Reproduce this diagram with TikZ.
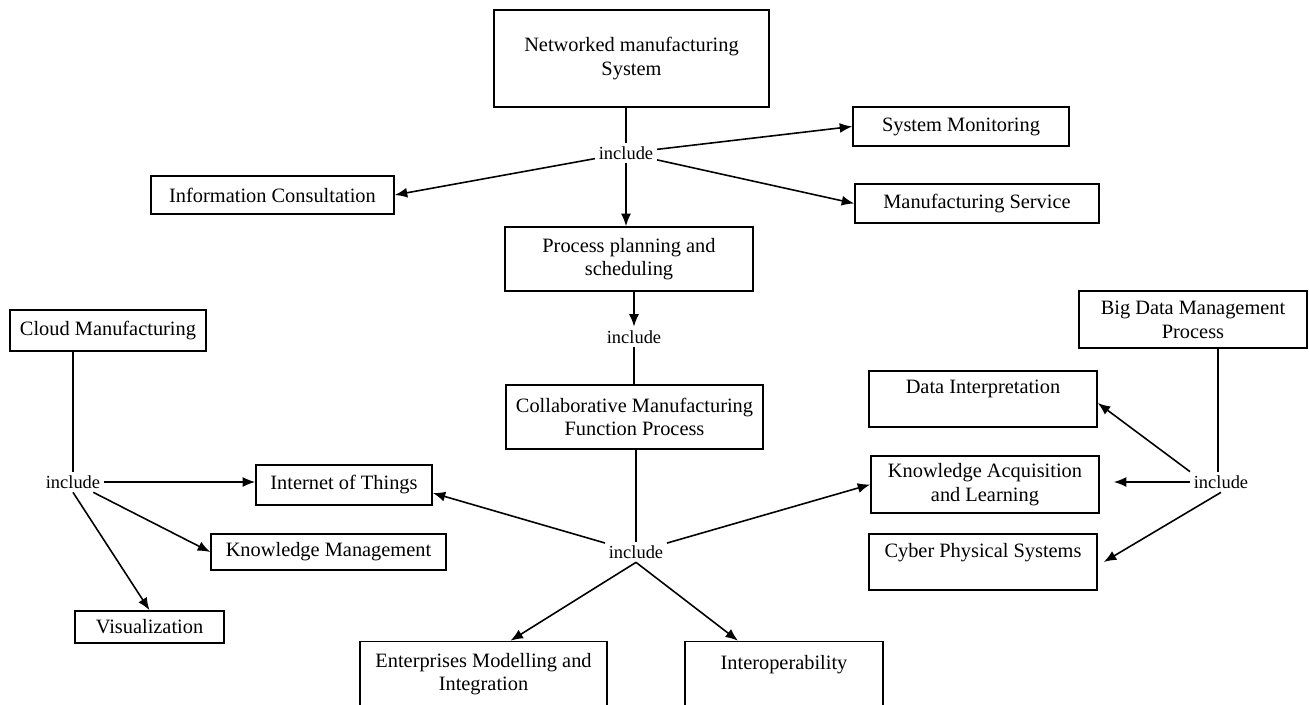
\documentclass[tikz,border=0pt]{standalone}
\usepackage{fontspec}
\setmainfont{Liberation Serif}
\usetikzlibrary{arrows.meta,calc}
\begin{document}
\begin{tikzpicture}[x=0.02cm, y=-0.02cm,
    block/.style={draw, line width=0.9pt, align=center, inner sep=2pt,
      font=\fontsize{11.6}{13.5}\selectfont},
    incl/.style={inner sep=2pt, font=\fontsize{10.5}{12}\selectfont},
    link/.style={line width=0.9pt},
    arr/.style={line width=0.9pt, -{Latex[length=2.5mm, width=2mm]}}]
    \useasboundingbox (0, 0) rectangle (1309, 705);
    \node[block, minimum width=5.5cm, minimum height=1.94cm] (nms) at (631.5, 58.5) {Networked manufacturing\\System};
    \node[incl] (inc1) at (626, 153) {include};
    \node[block, minimum width=4.32cm, minimum height=0.78cm] (sysmon) at (961, 126.5) {System Monitoring};
    \node[block, minimum width=4.88cm, minimum height=0.78cm] (mfgserv) at (977, 203.5) {Manufacturing Service};
    \node[block, minimum width=4.86cm, minimum height=0.76cm] (infocons) at (272.5, 195) {Information Consultation};
    \node[block, minimum width=4.96cm, minimum height=1.28cm] (procplan) at (629, 259) {Process planning and\\scheduling};
    \node[incl] (inc2) at (634, 337) {include};
    \node[block, minimum width=5.14cm, minimum height=1.28cm] (collab) at (634.5, 417) {Collaborative Manufacturing\\Function Process};
    \node[incl] (inc3) at (636, 552) {include};
    \node[block, minimum width=4.94cm, minimum height=1.3cm] (ent) at (483.5, 674) {Enterprises Modelling and\\Integration};
    \node[block, minimum width=3.96cm, minimum height=1.3cm] (interop) at (784, 674) {Interoperability\\~};
    \node[block, minimum width=3.92cm, minimum height=0.82cm] (cloud) at (108, 330.5) {Cloud Manufacturing};
    \node[incl] (inc4) at (73, 482) {include};
    \node[block, minimum width=3.52cm, minimum height=0.8cm] (iot) at (344, 485) {Internet of Things};
    \node[block, minimum width=4.7cm, minimum height=0.72cm] (km) at (328.5, 552) {Knowledge Management};
    \node[block, minimum width=2.98cm, minimum height=0.64cm] (vis) at (149.5, 627) {Visualization};
    \node[block, minimum width=4.56cm, minimum height=1.14cm] (bigdata) at (1193, 319.5) {Big Data Management\\Process};
    \node[incl] (inc5) at (1221, 482) {include};
    \node[block, minimum width=4.56cm, minimum height=1.12cm] (datainterp) at (983, 399) {Data Interpretation\\~};
    \node[block, minimum width=4.56cm, minimum height=1.14cm] (kaq) at (985, 484.5) {Knowledge Acquisition\\and Learning};
    \node[block, minimum width=4.56cm, minimum height=1.12cm] (cps) at (983, 562) {Cyber Physical Systems\\~};

    \draw[link] (nms.south -| inc1.north) -- (inc1.north);
    \draw[arr] (inc1) -- (sysmon.west);
    \draw[arr] (inc1) -- (mfgserv.west);
    \draw[arr] (inc1) -- (infocons.east);
    \draw[arr] (inc1.south) -- (inc1.south |- procplan.north);
    \draw[arr] (procplan.south -| inc2.north) -- (inc2.north);
    \draw[link] (inc2.south) -- (inc2.south |- collab.north);
    \draw[link] (collab.south -| inc3.north) -- (inc3.north);
    \draw[arr] (inc3) -- ($(iot.east)+(0, 8)$);
    \draw[arr] (inc3) -- (kaq.west);
    \draw[arr] (inc3.south) -- ($(ent.north)+(27, 0)$);
    \draw[arr] (inc3.south) -- ($(interop.north)+(-46, 0)$);
    \draw[link] (inc4.north |- cloud.south) -- (inc4.north);
    \draw[arr] (inc4.east) -- (inc4.east -| iot.west);
    \draw[arr] (inc4) -- (km.west);
    \draw[arr] (inc4.south) -- (vis.north);
    \draw[link] (inc5.north -| bigdata.south east) ++(-90, 0) coordinate (bd) (bd |- bigdata.south) -- (bd);
    \draw[arr] (inc5.north west) -- ($(datainterp.east)+(0, 4)$);
    \draw[arr] (inc5.west) -- ($(inc5.west -| kaq.east)+(14, 0)$);
    \draw[arr] (inc5.south) -- ($(cps.east)+(6, 0)$);
\end{tikzpicture}
\end{document}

------------------------

*What is being asked*
Reproduce the full listing above verbatim, with no pictures included.

*Complete response*
Reproduce this diagram with TikZ.
\documentclass[tikz,border=0pt]{standalone}
\usepackage{fontspec}
\setmainfont{Liberation Serif}
\usetikzlibrary{arrows.meta,calc}
\begin{document}
\begin{tikzpicture}[x=0.02cm, y=-0.02cm,
    block/.style={draw, line width=0.9pt, align=center, inner sep=2pt,
      font=\fontsize{11.6}{13.5}\selectfont},
    incl/.style={inner sep=2pt, font=\fontsize{10.5}{12}\selectfont},
    link/.style={line width=0.9pt},
    arr/.style={line width=0.9pt, -{Latex[length=2.5mm, width=2mm]}}]
    \useasboundingbox (0, 0) rectangle (1309, 705);
    \node[block, minimum width=5.5cm, minimum height=1.94cm] (nms) at (631.5, 58.5) {Networked manufacturing\\System};
    \node[incl] (inc1) at (626, 153) {include};
    \node[block, minimum width=4.32cm, minimum height=0.78cm] (sysmon) at (961, 126.5) {System Monitoring};
    \node[block, minimum width=4.88cm, minimum height=0.78cm] (mfgserv) at (977, 203.5) {Manufacturing Service};
    \node[block, minimum width=4.86cm, minimum height=0.76cm] (infocons) at (272.5, 195) {Information Consultation};
    \node[block, minimum width=4.96cm, minimum height=1.28cm] (procplan) at (629, 259) {Process planning and\\scheduling};
    \node[incl] (inc2) at (634, 337) {include};
    \node[block, minimum width=5.14cm, minimum height=1.28cm] (collab) at (634.5, 417) {Collaborative Manufacturing\\Function Process};
    \node[incl] (inc3) at (636, 552) {include};
    \node[block, minimum width=4.94cm, minimum height=1.3cm] (ent) at (483.5, 674) {Enterprises Modelling and\\Integration};
    \node[block, minimum width=3.96cm, minimum height=1.3cm] (interop) at (784, 674) {Interoperability\\~};
    \node[block, minimum width=3.92cm, minimum height=0.82cm] (cloud) at (108, 330.5) {Cloud Manufacturing};
    \node[incl] (inc4) at (73, 482) {include};
    \node[block, minimum width=3.52cm, minimum height=0.8cm] (iot) at (344, 485) {Internet of Things};
    \node[block, minimum width=4.7cm, minimum height=0.72cm] (km) at (328.5, 552) {Knowledge Management};
    \node[block, minimum width=2.98cm, minimum height=0.64cm] (vis) at (149.5, 627) {Visualization};
    \node[block, minimum width=4.56cm, minimum height=1.14cm] (bigdata) at (1193, 319.5) {Big Data Management\\Process};
    \node[incl] (inc5) at (1221, 482) {include};
    \node[block, minimum width=4.56cm, minimum height=1.12cm] (datainterp) at (983, 399) {Data Interpretation\\~};
    \node[block, minimum width=4.56cm, minimum height=1.14cm] (kaq) at (985, 484.5) {Knowledge Acquisition\\and Learning};
    \node[block, minimum width=4.56cm, minimum height=1.12cm] (cps) at (983, 562) {Cyber Physical Systems\\~};

    \draw[link] (nms.south -| inc1.north) -- (inc1.north);
    \draw[arr] (inc1) -- (sysmon.west);
    \draw[arr] (inc1) -- (mfgserv.west);
    \draw[arr] (inc1) -- (infocons.east);
    \draw[arr] (inc1.south) -- (inc1.south |- procplan.north);
    \draw[arr] (procplan.south -| inc2.north) -- (inc2.north);
    \draw[link] (inc2.south) -- (inc2.south |- collab.north);
    \draw[link] (collab.south -| inc3.north) -- (inc3.north);
    \draw[arr] (inc3) -- ($(iot.east)+(0, 8)$);
    \draw[arr] (inc3) -- (kaq.west);
    \draw[arr] (inc3.south) -- ($(ent.north)+(27, 0)$);
    \draw[arr] (inc3.south) -- ($(interop.north)+(-46, 0)$);
    \draw[link] (inc4.north |- cloud.south) -- (inc4.north);
    \draw[arr] (inc4.east) -- (inc4.east -| iot.west);
    \draw[arr] (inc4) -- (km.west);
    \draw[arr] (inc4.south) -- (vis.north);
    \draw[link] (inc5.north -| bigdata.south east) ++(-90, 0) coordinate (bd) (bd |- bigdata.south) -- (bd);
    \draw[arr] (inc5.north west) -- ($(datainterp.east)+(0, 4)$);
    \draw[arr] (inc5.west) -- ($(inc5.west -| kaq.east)+(14, 0)$);
    \draw[arr] (inc5.south) -- ($(cps.east)+(6, 0)$);
\end{tikzpicture}
\end{document}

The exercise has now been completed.